La Legge di Stabilità, o di Bilancio come è stata ribattezzata quest’anno è al vaglio della Commissione Europea che ne sta valutando attentamente i contenuti. Tra i 122 articoli di cui è composta la bozza di manovra finanziaria, il Governo ha lasciato spazio per i lavoratori statali, anche per la questione contrattuale rimasta appesa dalla sentenza della Corte Costituzionale del luglio 2015. Secondo fondi attendibili, come riportato anche dall’Agenzia Ansa oggi 28 ottobre, le cifre sono cresciute fino a 1,920 miliardi. Naturalmente non tutto servirà per lo sblocco dei contratti, perché le problematiche delle Pubbliche Amministrazioni sono molteplici, dalle nuove assunzioni in deroga al turnover, alla scuola, per finire con il riordino delle forze di polizia.

Il nodo contratto

Abbiamo citato la sentenza delle Consulta che nel 2015 bocciò lo stop alla perequazione del contratto dei Dipendenti Pubblici che ormai si protrae da oltre 7 anni. In seguito ci sono state numerose sentenze, ultima una di un Tribunale Siciliano (la città è Gela) che ha ribadito l’illegittimità del regime di sospensione delle trattative sul rinnovo del contratto. A più di un anno dalla pronuncia dei giudici costituzionalisti, il contratto è fermo e una trattativa vera e propria ancora non c’è. Per il 2017 la riforma della PA del Ministro Madia, si completerà con il Testo Unico, ma la pazienza per i lavoratori è davvero ridotta al lumicino. Le posizioni continuano ad essere distanti perché dei quasi 2 miliardi destinati in Legge di Bilancio al Lavoro nelle PA, solo 600 milioni sono dedicati allo sblocco del contratto.

Se a questi si aggiungono i 300 milioni stanziati nella Stabilità 2016 e i fondi a carico degli Enti Locali e delle Regioni, cioè altri 400 milioni, si arriverebbe ad un miliardo e 300 milioni. Poco rispetto ai 7 che chiedono i sindacati che inoltre sono fermi a chiedere lo sblocco dalla data della sentenza, cioè da luglio 2015 (il Governo partirebbe da gennaio 2016) ed il pagamento degli anni di vacanza contrattuale che sono dovuti ai lavoratori nel periodo di vuoto contrattuale cioè tra quello vecchio e quello nuovo.

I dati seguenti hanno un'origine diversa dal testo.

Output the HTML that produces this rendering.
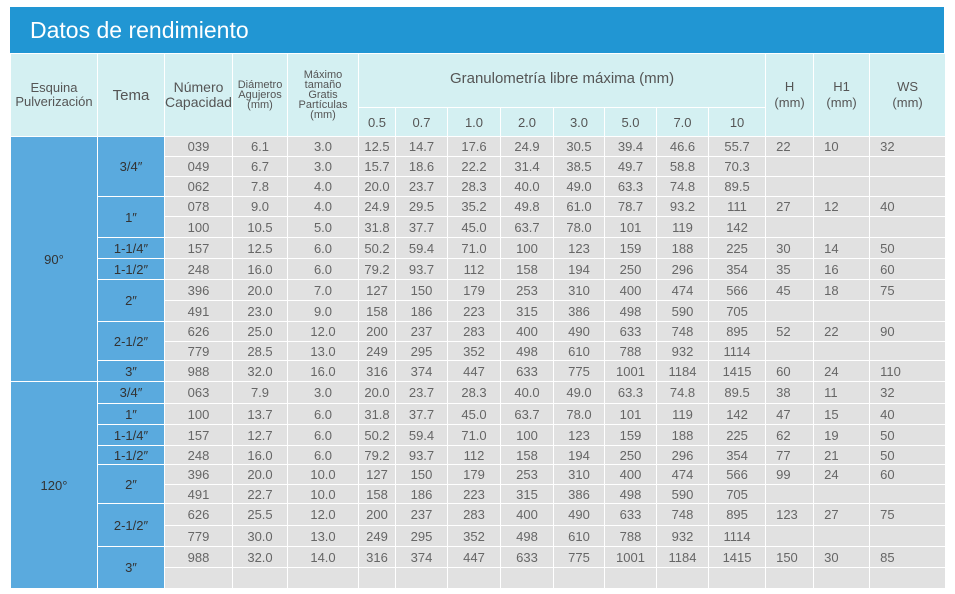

Manifestazioni e Class Action

Il Governo in ottemperanza delle novità prodotte dalla riforma della Pubblica Amministrazione iniziata col Governo Berlusconi e l’allora Ministro Brunetta e che sarà completata dall’attuale Esecutivo, punta dritto sul tema della meritocrazia. Se 1,3 miliardi disponibili fossero suddivisi tra i dipendenti tutti (oltre 3 milioni) porterebbero nelle loro buste paga, aumenti vicini alle 30 euro al mese.

Gli aumenti diventerebbero più cospicui se si riducesse la platea di lavoratori a cui darli. Il vincolo della meritocrazia di cui tanto parla il Ministro Madia, insieme a quelli reddituali, cioè i dipendenti con stipendi più bassi, consentirebbero di erogare cifre maggiori ma a meno dipendenti. Si tratterebbe di estendere al rinnovo del contratto il meccanismo dei premi di produttività che non saranno più divisi a pioggia ai dipendenti, ma finiranno per la maggior parte, nelle tasche di quelli giudicati meritevoli. Ipotizzare questa soluzione come incostituzionale sembra legittimo, perché di fatto, per molti lavoratori, il blocco del contratto si protrarrebbe ancora per anni. Senza contare che a conti fatti, dipendenti vicini ai 26mila euro annui di stipendio, per via dell’aumento rischiano di perdere il bonus di 80 euro erogato da Renzi.

I sindacati sono sul piede di guerra, tanto che per il 12 novembre a Roma si manifesterà contro il blocco contrattuale e sarà solo la prima di altre azioni e contestazioni. Continuare con il braccio di ferro inoltre potrebbe essere deleterio per lo Stato, anche perché le nuove sentenze danno forza alla Class Action di Codacons che ha chiesto i danni per il Blocco a nome di 2.000 dipendenti. Sarebbe di € 10.800 a testa, l’entità del risarcimento chiesto dal Codacons, cioè quasi 35 miliardi se esteso a tutti i Dipendenti in organico nelle Pubbliche Amministrazioni.